Callie told Rafferty about Rose’s vision of the hanging tree, cut and floating down the North River to the Whitings’ property. She didn’t mention her own visions, ones that had become clearer since that night in the well: the Whitings’ oak, the one Rose claimed talked to her, had spread its roots so wide it had become entangled with the far older oak body. And as the tidal water rose and fell in one it was mirrored by the other, creating a waterway that had moved back and forth for generations.
All this was only speculation, something she’d never share for fear of being perceived as every bit as crazy as Rose. But, in Callie’s mind, Rose was right. The trees had communicated their centuries-old message. They had done their job.
They gathered around the oak tree that Eva Whitney had willed to Rose. Archbishop McCauley was performing a blessing to consecrate the ground. It was just as Rose would have wanted, Rafferty thought.

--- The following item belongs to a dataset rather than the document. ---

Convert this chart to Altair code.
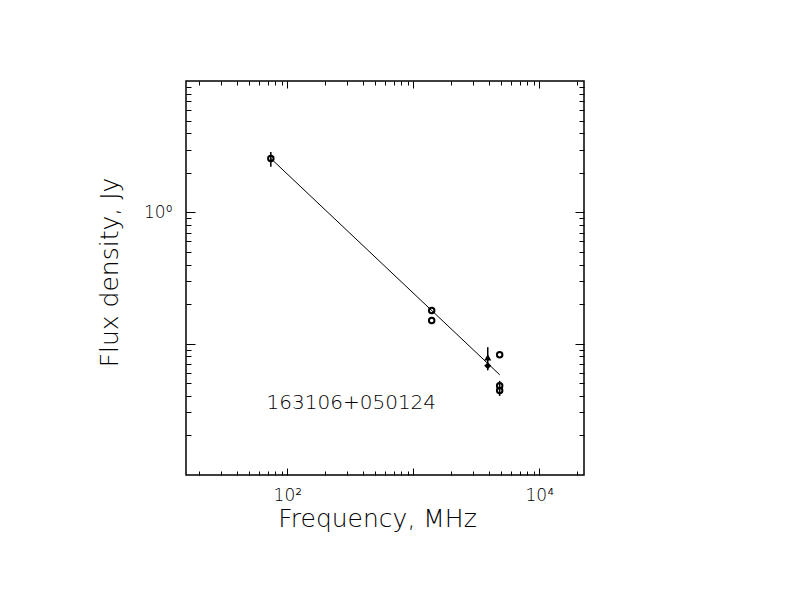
import altair as alt
import pandas as pd

# ---- data ----
open_freq = [74, 1400, 1400, 4850, 4850, 4850]
open_flux = [2.57, 0.179, 0.150, 0.0824, 0.0478, 0.0440]
tri_freq = [3900]
tri_flux = [0.0786]
dia_freq = [3900]
dia_flux = [0.068]
err_freq = [74, 3900, 4850]
err_lo = [2.22, 0.0626, 0.0400]
err_hi = [2.88, 0.0940, 0.0521]
fit_freq = [74, 4850]
fit_flux = [2.57, 0.058]
label_text = ["163106+050124"]
label_freq = [68.5]
label_flux = [0.0318]

x_major = [100, 1000, 10000]
x_minor = [20, 30, 40, 50, 60, 70, 80, 90,
           200, 300, 400, 500, 600, 700, 800, 900,
           2000, 3000, 4000, 5000, 6000, 7000, 8000, 9000, 20000]
y_major = [0.1, 1]
y_minor = [0.02, 0.03, 0.04, 0.05, 0.06, 0.07, 0.08, 0.09,
           0.2, 0.3, 0.4, 0.5, 0.6, 0.7, 0.8, 0.9,
           2, 3, 4, 5, 6, 7, 8, 9]
x_domain = [15.7, 22650]
y_domain = [0.01, 10]

W, H = 398, 394
FONT = "DejaVu Sans"
WEIGHT = 200

open_df = pd.DataFrame({"freq": open_freq, "flux": open_flux})
tri_df = pd.DataFrame({"freq": tri_freq, "flux": tri_flux})
dia_df = pd.DataFrame({"freq": dia_freq, "flux": dia_flux})
err_df = pd.DataFrame({"freq": err_freq, "lo": err_lo, "hi": err_hi})
fit_df = pd.DataFrame({"freq": fit_freq, "flux": fit_flux})
lab_df = pd.DataFrame({"freq": label_freq, "flux": label_flux, "t": label_text})

xs = alt.Scale(type="log", domain=x_domain, nice=False)
ys = alt.Scale(type="log", domain=y_domain, nice=False)

# main layer with labelled axes
main = alt.Chart(open_df).mark_point(
    filled=False, shape="circle", size=30, strokeWidth=2, color="black", opacity=1
).encode(
    x=alt.X("freq:Q", scale=xs, axis=alt.Axis(
        orient="bottom", values=[100, 10000],
        labelExpr="datum.value == 100 ? '10²' : '10⁴'",
        ticks=False, tickSize=0, domain=False, grid=False,
        labelPadding=12, labelFontSize=17, labelFlush=False, labelOverlap=False,
        title="Frequency, MHz", titleX=191, titleY=51,
        titleBaseline="alphabetic", titleAlign="center", titleFontSize=25)),
    y=alt.Y("flux:Q", scale=ys, axis=alt.Axis(
        orient="left", values=[1], labelExpr="'10⁰'",
        ticks=False, tickSize=0, domain=False, grid=False,
        labelPadding=14, labelFontSize=17, labelBaseline="middle",
        labelFlush=False, labelOverlap=False,
        title="Flux density, Jy", titleX=-69, titleY=191, titleAngle=270,
        titleBaseline="alphabetic", titleAlign="center", titleFontSize=25)),
)


def tick_layer(xorient, yorient, xvals, yvals, xsize, ysize):
    return alt.Chart(open_df).mark_point(opacity=0).encode(
        x=alt.X("freq:Q", scale=xs, axis=alt.Axis(
            orient=xorient, offset=-H, values=xvals, tickSize=xsize,
            labels=False, domain=False, grid=False, title=None,
            tickColor="black", tickWidth=1)),
        y=alt.Y("flux:Q", scale=ys, axis=alt.Axis(
            orient=yorient, offset=-W, values=yvals, tickSize=ysize,
            labels=False, domain=False, grid=False, title=None,
            tickColor="black", tickWidth=1)),
    )


t1 = tick_layer("top", "right", x_major, y_major, 7, 9)
t2 = tick_layer("top", "right", x_minor, y_minor, 4, 5)
t3 = tick_layer("bottom", "left", x_major, y_major, 7, 9)
t4 = tick_layer("bottom", "left", x_minor, y_minor, 4, 5)

fit = alt.Chart(fit_df).mark_line(color="black", strokeWidth=1).encode(
    x=alt.X("freq:Q", scale=xs, axis=None),
    y=alt.Y("flux:Q", scale=ys, axis=None),
)

errs = alt.Chart(err_df).mark_rule(color="black", strokeWidth=1.5).encode(
    x=alt.X("freq:Q", scale=xs, axis=None),
    y=alt.Y("lo:Q", scale=ys, axis=None),
    y2="hi:Q",
)

tri = alt.Chart(tri_df).mark_point(
    filled=True, shape="triangle-up", size=50, color="black", opacity=1
).encode(
    x=alt.X("freq:Q", scale=xs, axis=None),
    y=alt.Y("flux:Q", scale=ys, axis=None),
)

dia = alt.Chart(dia_df).mark_point(
    filled=True, shape="diamond", size=50, color="black", opacity=1
).encode(
    x=alt.X("freq:Q", scale=xs, axis=None),
    y=alt.Y("flux:Q", scale=ys, axis=None),
)

lab = alt.Chart(lab_df).mark_text(
    align="left", baseline="alphabetic", fontSize=20, font=FONT,
    fontWeight=WEIGHT, color="black"
).encode(
    x=alt.X("freq:Q", scale=xs, axis=None),
    y=alt.Y("flux:Q", scale=ys, axis=None),
    text="t:N",
)

chart = alt.layer(main, t1, t2, t3, t4, fit, errs, tri, dia, lab).resolve_axis(
    x="independent", y="independent"
).properties(
    width=W, height=H,
    padding={"left": 178, "top": 73, "right": 10, "bottom": 80},
    autosize=alt.AutoSizeParams(type="none"),
    background="white",
).configure_view(
    stroke="black", strokeWidth=1.5
).configure_axis(
    labelFont=FONT, titleFont=FONT, labelColor="black", titleColor="black",
    titleFontWeight=WEIGHT, labelFontWeight=WEIGHT
)

chart.save("out.html", embed_options={"renderer": "svg", "actions": False})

September 27, 2015. Ann had told Rafferty that tonight marked the end of the tetrad lunar eclipses. It was a supermoon as well as the blood moon, and people around here were expecting weird energy and odd behavior; both the ER and the police force had put on extra staff. But, according to Ann, tonight marked the end of the weird energy that had begun last year with the first of the eclipses. He hoped she was right. Still, Halloween was right around the corner, and weird energy was a given. He’d have to reserve judgment until he saw what October brought this year.
Callie looked different to him; she had aged in the last few months. Maybe not aged, exactly. More likely he could see that something had shifted. While Paul was recuperating in the hospital, she’d taken charge, arranging Finn’s and Marta’s burials, dealing with Paul’s doctors, and meeting with the Whiting Foundation to make sure their work continued.
Towner had confided in him that Callie and Paul were planning their wedding for next summer, after Paul had fully recovered. Rafferty said a prayer that this would indeed happen, and that they would have happiness in their life together. They both deserved it.
As if in answer, the oak moved in the sea breeze, and through its leaves he heard the words:
Sometimes the only healing is death.